Stated goal -> Take the lines beginning with the one that contains "Clone this chart" and ending with the one that contains "import * as d3", and set them down exactly. Omit all pictures.

Records for the task ->
^^^^^^^^
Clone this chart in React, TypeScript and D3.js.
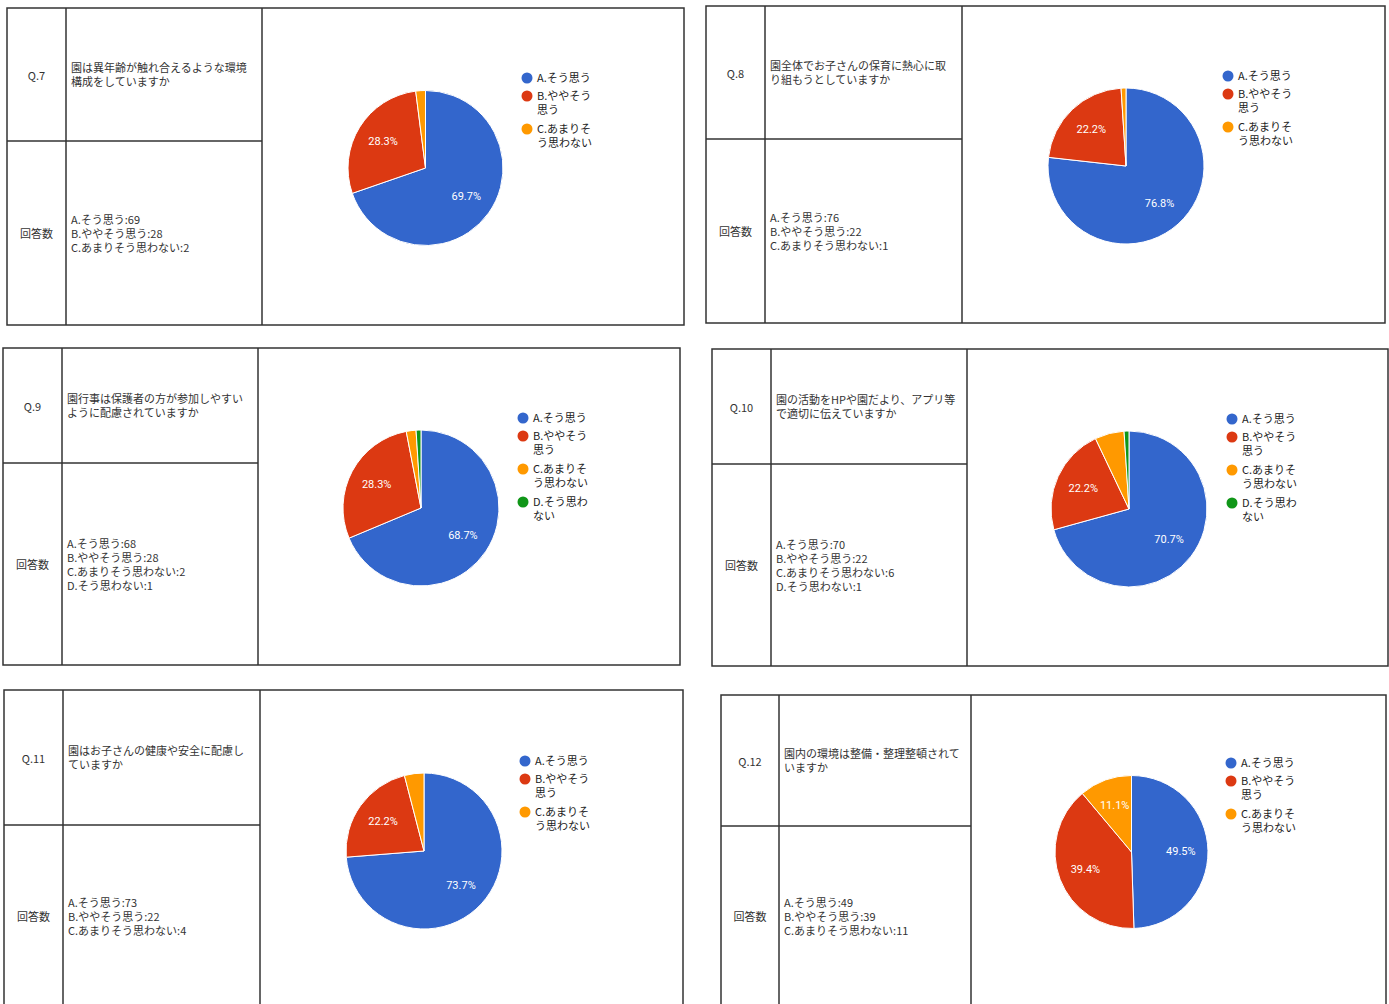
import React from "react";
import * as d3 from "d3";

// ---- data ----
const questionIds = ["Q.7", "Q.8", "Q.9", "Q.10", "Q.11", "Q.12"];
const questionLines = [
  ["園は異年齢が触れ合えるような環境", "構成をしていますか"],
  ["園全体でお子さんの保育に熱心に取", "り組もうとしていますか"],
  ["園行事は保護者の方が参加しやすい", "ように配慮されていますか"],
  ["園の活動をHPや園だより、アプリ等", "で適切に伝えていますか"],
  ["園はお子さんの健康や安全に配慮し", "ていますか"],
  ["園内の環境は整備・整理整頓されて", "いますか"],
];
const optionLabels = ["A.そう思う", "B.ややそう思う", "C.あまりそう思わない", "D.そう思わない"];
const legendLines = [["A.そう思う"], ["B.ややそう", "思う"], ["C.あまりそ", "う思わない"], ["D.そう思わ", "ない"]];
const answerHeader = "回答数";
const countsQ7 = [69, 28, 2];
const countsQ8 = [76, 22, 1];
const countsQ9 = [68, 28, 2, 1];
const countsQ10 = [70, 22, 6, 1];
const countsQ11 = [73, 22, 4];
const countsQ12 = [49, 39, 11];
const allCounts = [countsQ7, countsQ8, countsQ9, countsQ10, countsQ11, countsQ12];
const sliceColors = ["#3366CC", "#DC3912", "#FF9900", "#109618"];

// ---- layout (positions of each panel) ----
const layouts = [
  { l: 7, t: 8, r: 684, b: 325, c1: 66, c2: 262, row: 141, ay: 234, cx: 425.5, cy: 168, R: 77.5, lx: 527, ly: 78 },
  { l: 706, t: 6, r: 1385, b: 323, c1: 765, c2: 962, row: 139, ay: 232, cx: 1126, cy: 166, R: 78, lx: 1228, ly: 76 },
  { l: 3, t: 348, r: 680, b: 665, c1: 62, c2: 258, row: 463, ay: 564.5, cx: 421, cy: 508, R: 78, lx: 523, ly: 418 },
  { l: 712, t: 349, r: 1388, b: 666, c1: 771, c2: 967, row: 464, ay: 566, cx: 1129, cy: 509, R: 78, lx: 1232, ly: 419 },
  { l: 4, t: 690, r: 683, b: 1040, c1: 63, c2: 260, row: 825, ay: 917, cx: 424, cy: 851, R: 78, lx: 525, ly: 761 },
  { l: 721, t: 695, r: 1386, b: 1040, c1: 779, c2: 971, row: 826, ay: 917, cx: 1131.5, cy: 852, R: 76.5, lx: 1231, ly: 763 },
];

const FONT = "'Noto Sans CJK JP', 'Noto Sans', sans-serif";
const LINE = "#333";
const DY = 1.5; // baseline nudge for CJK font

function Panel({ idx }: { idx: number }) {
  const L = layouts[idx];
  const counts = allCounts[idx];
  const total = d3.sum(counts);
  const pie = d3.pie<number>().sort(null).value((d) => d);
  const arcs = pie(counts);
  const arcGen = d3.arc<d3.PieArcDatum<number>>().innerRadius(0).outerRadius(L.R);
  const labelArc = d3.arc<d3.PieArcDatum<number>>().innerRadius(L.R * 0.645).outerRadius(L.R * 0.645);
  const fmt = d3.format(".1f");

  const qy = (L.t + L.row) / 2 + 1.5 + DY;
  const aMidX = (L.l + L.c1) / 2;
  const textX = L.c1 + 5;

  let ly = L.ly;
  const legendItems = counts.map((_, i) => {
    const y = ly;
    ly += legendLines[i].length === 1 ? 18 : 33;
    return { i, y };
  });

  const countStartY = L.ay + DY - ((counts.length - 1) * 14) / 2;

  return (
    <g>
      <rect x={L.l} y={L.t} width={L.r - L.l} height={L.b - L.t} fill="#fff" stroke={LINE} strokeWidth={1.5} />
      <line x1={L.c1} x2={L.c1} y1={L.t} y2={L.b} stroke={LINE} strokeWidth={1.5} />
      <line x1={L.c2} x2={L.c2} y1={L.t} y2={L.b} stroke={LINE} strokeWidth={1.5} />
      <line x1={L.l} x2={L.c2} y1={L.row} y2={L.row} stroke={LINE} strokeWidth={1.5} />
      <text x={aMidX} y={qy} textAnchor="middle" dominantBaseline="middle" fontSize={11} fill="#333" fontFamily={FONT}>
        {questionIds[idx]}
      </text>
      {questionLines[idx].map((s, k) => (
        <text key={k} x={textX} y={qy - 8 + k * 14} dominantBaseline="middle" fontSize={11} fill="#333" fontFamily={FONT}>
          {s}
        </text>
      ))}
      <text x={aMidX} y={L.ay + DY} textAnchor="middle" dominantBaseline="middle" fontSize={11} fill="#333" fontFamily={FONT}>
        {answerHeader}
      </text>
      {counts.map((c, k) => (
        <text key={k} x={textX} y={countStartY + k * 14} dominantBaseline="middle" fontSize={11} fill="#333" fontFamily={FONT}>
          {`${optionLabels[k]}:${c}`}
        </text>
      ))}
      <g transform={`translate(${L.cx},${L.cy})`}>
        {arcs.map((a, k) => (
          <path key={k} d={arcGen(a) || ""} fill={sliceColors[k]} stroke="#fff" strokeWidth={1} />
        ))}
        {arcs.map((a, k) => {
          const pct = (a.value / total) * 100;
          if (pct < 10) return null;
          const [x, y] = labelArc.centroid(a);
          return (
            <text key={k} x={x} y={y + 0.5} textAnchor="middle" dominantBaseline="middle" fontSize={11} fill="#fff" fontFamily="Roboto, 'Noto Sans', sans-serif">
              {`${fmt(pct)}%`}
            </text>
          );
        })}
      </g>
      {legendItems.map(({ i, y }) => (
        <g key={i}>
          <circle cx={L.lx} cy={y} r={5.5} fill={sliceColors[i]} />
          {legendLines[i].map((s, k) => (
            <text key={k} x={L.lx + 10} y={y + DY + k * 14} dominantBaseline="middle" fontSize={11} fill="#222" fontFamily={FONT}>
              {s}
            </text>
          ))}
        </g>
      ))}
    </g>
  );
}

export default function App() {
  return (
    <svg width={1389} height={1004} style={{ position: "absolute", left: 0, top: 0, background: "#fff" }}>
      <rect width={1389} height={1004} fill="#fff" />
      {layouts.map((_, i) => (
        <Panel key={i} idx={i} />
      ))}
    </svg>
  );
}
^^^^^^^^
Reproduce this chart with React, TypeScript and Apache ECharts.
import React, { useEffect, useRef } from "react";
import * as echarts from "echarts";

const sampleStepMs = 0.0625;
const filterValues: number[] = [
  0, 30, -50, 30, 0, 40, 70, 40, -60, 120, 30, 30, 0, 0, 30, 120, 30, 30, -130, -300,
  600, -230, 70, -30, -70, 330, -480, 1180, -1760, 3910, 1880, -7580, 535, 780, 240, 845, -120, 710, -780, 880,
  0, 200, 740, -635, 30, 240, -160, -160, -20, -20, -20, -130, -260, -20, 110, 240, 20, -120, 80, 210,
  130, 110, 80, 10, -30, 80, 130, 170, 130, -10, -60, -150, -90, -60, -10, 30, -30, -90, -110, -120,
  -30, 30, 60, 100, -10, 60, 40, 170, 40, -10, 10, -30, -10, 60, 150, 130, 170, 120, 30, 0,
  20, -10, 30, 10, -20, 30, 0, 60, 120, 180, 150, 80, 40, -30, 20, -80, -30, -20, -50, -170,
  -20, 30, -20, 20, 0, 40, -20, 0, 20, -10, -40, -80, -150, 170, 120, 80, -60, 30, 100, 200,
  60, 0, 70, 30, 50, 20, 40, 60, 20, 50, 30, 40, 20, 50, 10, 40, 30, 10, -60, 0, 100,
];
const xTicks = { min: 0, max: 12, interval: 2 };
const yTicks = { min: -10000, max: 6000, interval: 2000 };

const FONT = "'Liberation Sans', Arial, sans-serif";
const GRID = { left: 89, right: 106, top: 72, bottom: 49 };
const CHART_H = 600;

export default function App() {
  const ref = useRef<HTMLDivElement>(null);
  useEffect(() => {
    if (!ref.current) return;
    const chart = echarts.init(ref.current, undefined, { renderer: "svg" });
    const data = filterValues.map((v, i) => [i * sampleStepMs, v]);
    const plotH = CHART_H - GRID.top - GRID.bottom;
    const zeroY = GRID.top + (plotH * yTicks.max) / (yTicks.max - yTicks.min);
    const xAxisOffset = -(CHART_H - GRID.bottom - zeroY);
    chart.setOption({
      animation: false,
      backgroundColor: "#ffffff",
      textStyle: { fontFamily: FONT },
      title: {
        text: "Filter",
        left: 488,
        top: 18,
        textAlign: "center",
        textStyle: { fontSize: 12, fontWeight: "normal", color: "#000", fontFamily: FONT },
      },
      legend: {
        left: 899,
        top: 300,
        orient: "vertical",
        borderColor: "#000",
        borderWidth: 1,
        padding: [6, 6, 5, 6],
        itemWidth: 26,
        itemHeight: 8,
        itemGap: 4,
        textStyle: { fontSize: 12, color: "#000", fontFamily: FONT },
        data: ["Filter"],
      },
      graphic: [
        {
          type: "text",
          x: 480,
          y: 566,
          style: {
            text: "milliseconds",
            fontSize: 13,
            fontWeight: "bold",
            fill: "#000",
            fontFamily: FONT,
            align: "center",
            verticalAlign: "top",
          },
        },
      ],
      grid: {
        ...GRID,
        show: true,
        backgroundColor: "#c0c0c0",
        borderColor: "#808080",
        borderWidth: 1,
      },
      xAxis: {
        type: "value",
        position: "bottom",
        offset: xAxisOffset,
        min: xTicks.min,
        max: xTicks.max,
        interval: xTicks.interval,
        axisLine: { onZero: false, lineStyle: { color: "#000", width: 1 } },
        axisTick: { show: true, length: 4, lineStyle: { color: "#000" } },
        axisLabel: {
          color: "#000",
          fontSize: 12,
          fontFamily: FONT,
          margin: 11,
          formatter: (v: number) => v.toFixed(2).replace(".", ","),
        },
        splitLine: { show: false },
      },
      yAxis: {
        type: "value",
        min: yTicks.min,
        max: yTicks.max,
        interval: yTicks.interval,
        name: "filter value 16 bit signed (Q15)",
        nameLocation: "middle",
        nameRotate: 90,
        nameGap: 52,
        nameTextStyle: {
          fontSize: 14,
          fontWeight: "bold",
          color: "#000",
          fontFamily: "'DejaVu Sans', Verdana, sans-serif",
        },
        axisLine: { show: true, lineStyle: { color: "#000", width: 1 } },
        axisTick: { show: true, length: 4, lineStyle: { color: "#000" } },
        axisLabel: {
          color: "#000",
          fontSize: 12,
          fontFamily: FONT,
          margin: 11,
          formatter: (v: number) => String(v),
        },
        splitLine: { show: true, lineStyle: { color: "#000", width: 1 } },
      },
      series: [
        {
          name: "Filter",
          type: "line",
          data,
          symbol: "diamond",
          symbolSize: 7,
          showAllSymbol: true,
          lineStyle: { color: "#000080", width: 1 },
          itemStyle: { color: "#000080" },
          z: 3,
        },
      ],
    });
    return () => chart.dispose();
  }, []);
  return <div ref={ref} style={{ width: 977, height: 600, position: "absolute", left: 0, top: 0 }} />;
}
^^^^^^^^
Task response ->
Clone this chart in React, TypeScript and D3.js.
import React from "react";
import * as d3 from "d3";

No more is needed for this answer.